### Plotting code records
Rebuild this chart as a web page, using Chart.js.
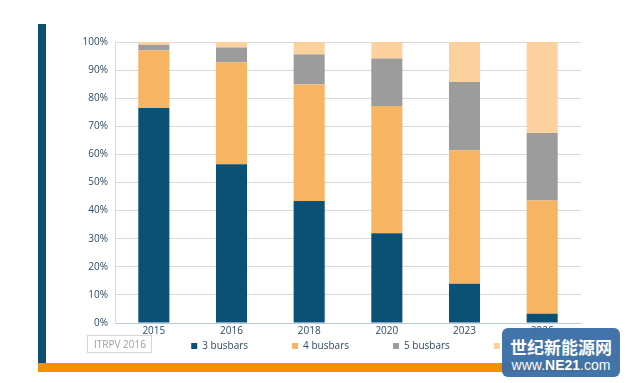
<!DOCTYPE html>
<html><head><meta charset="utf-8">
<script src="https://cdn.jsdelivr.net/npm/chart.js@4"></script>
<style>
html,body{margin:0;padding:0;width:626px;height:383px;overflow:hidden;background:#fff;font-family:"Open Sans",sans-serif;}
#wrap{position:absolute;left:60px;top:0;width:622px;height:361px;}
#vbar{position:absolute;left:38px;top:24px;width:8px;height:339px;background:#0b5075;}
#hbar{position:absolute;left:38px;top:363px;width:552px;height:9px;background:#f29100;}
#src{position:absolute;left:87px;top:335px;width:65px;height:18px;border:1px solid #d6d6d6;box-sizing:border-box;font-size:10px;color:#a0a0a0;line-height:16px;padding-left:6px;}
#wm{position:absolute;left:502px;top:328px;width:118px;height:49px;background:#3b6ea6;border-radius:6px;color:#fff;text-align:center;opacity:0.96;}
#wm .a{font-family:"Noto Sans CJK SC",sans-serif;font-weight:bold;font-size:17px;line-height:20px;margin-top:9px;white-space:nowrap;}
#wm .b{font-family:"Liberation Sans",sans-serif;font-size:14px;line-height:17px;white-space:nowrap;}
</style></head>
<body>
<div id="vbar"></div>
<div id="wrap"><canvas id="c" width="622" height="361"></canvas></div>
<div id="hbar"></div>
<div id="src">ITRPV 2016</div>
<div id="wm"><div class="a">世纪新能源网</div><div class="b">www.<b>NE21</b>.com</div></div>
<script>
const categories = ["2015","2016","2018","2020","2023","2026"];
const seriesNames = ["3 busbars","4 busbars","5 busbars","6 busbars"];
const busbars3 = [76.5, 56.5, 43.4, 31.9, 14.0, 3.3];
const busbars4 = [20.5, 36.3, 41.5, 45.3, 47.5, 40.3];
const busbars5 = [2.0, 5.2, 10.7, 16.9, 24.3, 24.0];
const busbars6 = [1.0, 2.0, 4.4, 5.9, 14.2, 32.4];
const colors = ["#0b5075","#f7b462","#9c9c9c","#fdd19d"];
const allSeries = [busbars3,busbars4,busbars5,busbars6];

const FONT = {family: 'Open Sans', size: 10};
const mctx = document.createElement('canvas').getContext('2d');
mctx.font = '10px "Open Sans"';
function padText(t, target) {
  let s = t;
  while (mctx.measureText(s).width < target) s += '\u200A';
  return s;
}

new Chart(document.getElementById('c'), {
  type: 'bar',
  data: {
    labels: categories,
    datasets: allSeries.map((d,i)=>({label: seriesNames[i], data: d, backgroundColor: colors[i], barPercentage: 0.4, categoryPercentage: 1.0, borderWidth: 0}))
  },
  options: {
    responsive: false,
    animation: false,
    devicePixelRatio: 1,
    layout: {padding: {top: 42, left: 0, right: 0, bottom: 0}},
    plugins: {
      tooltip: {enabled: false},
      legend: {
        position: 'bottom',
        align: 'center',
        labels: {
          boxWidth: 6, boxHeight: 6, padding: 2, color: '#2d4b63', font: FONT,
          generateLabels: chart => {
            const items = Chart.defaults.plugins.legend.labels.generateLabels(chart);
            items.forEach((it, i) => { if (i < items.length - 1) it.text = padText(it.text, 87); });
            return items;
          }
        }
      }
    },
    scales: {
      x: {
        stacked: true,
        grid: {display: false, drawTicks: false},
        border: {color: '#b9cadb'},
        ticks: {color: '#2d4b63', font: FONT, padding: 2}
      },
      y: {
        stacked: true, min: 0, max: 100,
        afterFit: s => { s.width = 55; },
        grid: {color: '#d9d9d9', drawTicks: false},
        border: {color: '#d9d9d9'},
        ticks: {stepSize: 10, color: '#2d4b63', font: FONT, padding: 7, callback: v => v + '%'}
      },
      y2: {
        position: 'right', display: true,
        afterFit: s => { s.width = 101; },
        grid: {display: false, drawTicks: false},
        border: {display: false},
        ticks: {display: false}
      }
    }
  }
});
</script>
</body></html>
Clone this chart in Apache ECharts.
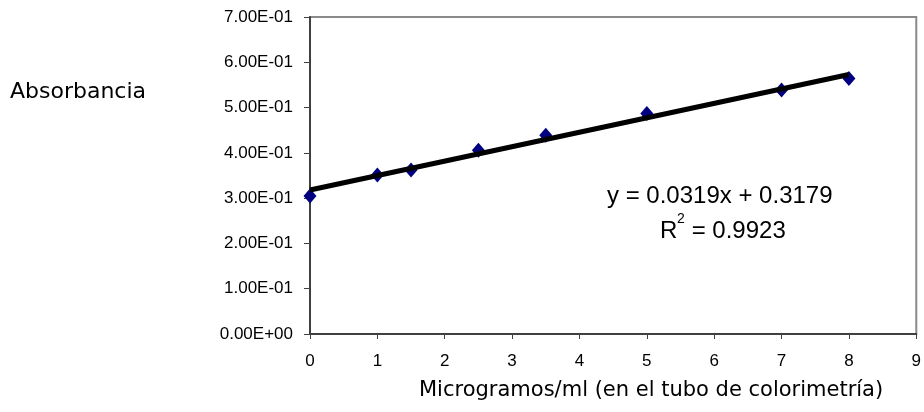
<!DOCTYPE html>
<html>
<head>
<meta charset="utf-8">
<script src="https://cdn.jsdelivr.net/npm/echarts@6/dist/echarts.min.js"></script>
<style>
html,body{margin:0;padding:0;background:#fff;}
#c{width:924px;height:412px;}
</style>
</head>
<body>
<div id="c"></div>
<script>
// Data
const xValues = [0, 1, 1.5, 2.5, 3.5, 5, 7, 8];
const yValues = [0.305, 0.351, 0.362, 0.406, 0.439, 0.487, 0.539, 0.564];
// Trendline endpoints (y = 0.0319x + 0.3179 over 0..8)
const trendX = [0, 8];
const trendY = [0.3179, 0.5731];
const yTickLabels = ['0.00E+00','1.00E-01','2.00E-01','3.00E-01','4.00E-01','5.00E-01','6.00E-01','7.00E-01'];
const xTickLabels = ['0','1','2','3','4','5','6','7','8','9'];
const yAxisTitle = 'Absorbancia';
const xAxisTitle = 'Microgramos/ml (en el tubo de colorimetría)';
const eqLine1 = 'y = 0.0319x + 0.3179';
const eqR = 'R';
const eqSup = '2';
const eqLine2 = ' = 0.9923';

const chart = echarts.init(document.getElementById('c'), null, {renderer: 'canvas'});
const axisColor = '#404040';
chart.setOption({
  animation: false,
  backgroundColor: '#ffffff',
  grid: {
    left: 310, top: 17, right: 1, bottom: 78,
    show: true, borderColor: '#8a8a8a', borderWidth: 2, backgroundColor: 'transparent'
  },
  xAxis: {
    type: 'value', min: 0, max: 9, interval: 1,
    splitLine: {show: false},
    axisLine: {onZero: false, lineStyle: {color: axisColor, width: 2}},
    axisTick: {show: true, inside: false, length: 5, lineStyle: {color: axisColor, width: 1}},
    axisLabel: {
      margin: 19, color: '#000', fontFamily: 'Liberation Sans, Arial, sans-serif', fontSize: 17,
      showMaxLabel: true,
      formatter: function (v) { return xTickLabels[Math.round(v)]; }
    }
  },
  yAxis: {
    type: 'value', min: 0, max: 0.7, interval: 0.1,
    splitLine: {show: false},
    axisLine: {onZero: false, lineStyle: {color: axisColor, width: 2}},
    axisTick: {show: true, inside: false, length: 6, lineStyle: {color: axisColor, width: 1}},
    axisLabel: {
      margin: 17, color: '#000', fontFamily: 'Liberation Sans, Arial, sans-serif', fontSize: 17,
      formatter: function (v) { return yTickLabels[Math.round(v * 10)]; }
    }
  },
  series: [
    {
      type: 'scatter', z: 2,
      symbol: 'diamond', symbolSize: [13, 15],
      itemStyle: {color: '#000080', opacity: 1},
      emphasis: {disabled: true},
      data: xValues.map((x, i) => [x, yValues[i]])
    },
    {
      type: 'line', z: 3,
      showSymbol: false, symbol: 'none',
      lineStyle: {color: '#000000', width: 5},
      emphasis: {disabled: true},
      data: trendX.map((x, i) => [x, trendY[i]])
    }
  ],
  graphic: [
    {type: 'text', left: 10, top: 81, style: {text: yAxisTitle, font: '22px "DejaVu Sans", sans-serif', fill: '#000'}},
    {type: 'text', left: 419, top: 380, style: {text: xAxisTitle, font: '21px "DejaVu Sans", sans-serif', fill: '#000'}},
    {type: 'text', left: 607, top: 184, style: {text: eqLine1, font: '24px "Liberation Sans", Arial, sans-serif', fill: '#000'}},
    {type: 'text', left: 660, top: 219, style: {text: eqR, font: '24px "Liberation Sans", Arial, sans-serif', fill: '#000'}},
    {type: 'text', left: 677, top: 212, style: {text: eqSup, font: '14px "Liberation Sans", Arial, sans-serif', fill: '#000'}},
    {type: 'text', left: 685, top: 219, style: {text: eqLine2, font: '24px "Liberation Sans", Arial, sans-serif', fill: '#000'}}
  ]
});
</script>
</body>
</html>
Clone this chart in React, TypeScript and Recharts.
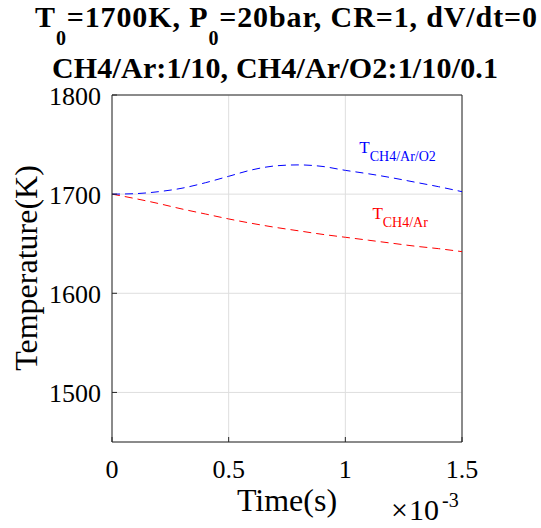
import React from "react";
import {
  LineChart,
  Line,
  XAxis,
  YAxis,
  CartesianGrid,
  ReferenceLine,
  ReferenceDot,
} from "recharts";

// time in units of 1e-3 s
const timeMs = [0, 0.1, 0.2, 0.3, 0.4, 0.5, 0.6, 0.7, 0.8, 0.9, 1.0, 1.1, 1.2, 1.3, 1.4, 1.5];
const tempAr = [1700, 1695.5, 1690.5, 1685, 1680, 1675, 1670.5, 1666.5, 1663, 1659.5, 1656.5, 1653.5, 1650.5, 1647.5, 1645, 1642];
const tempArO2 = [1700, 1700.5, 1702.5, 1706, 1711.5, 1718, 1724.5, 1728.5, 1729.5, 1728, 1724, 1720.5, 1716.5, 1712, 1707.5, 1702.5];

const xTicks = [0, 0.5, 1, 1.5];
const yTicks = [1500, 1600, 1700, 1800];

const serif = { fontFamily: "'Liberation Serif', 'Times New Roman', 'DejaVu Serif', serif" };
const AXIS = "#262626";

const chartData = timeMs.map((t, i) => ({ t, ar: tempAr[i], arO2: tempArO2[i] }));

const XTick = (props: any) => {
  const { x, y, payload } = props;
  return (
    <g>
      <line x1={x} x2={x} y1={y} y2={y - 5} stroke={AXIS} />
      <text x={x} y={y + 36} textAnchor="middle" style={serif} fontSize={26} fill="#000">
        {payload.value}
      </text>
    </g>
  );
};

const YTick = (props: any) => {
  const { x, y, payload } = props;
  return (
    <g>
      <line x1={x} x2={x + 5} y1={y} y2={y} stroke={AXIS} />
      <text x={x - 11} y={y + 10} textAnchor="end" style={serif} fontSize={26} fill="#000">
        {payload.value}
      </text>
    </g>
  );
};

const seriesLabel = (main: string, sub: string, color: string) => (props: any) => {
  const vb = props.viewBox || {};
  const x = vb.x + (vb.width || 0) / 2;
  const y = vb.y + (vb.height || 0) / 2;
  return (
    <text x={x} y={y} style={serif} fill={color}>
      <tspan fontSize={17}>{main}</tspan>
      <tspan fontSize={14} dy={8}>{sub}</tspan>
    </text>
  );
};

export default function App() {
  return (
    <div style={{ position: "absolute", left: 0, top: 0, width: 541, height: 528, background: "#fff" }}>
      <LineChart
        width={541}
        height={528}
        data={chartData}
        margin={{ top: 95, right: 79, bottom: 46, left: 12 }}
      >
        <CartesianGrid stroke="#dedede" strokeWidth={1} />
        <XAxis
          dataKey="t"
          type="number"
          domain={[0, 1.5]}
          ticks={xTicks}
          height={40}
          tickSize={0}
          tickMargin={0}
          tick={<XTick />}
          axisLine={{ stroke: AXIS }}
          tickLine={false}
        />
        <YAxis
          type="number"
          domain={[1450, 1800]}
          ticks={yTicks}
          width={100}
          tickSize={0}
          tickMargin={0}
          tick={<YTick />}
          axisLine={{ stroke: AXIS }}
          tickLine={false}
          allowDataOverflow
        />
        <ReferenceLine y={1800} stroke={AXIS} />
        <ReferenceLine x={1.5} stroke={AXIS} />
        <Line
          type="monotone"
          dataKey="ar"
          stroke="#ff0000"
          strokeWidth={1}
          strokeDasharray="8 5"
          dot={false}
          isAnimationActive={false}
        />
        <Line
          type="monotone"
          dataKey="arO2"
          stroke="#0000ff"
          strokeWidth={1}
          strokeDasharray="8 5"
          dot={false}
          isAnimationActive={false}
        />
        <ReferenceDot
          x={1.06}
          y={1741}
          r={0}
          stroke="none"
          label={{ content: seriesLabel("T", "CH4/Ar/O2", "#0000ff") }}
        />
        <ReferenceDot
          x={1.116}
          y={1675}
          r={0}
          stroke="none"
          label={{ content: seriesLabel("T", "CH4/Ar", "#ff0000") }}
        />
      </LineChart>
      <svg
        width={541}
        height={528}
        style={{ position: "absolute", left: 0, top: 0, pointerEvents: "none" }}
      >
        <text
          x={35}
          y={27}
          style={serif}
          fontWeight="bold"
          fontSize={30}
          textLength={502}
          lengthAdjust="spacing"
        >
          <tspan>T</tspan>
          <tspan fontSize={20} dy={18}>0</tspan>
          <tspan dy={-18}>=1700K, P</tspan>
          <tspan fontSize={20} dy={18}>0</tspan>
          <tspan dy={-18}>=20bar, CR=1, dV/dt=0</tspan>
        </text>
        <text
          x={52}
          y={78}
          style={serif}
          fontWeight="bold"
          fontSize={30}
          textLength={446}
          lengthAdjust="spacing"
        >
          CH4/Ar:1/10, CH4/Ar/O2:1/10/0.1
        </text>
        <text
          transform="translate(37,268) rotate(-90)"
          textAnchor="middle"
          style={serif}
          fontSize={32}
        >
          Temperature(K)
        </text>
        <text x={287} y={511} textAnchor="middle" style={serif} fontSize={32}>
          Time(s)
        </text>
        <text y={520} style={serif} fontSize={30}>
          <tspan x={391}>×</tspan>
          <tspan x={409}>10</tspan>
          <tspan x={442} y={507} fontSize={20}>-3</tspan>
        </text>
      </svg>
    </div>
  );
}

### THE PROBLEM
Repeat the lines above exactly, beginning with the one containing "Clone this chart in React, TypeScript" and finishing with the one containing "const yTicks = [1500, 1600, 1700, 1800];". No pictures belong in the copy.

### COMPLETED EXERCISE
Clone this chart in React, TypeScript and Recharts.
import React from "react";
import {
  LineChart,
  Line,
  XAxis,
  YAxis,
  CartesianGrid,
  ReferenceLine,
  ReferenceDot,
} from "recharts";

// time in units of 1e-3 s
const timeMs = [0, 0.1, 0.2, 0.3, 0.4, 0.5, 0.6, 0.7, 0.8, 0.9, 1.0, 1.1, 1.2, 1.3, 1.4, 1.5];
const tempAr = [1700, 1695.5, 1690.5, 1685, 1680, 1675, 1670.5, 1666.5, 1663, 1659.5, 1656.5, 1653.5, 1650.5, 1647.5, 1645, 1642];
const tempArO2 = [1700, 1700.5, 1702.5, 1706, 1711.5, 1718, 1724.5, 1728.5, 1729.5, 1728, 1724, 1720.5, 1716.5, 1712, 1707.5, 1702.5];

const xTicks = [0, 0.5, 1, 1.5];
const yTicks = [1500, 1600, 1700, 1800];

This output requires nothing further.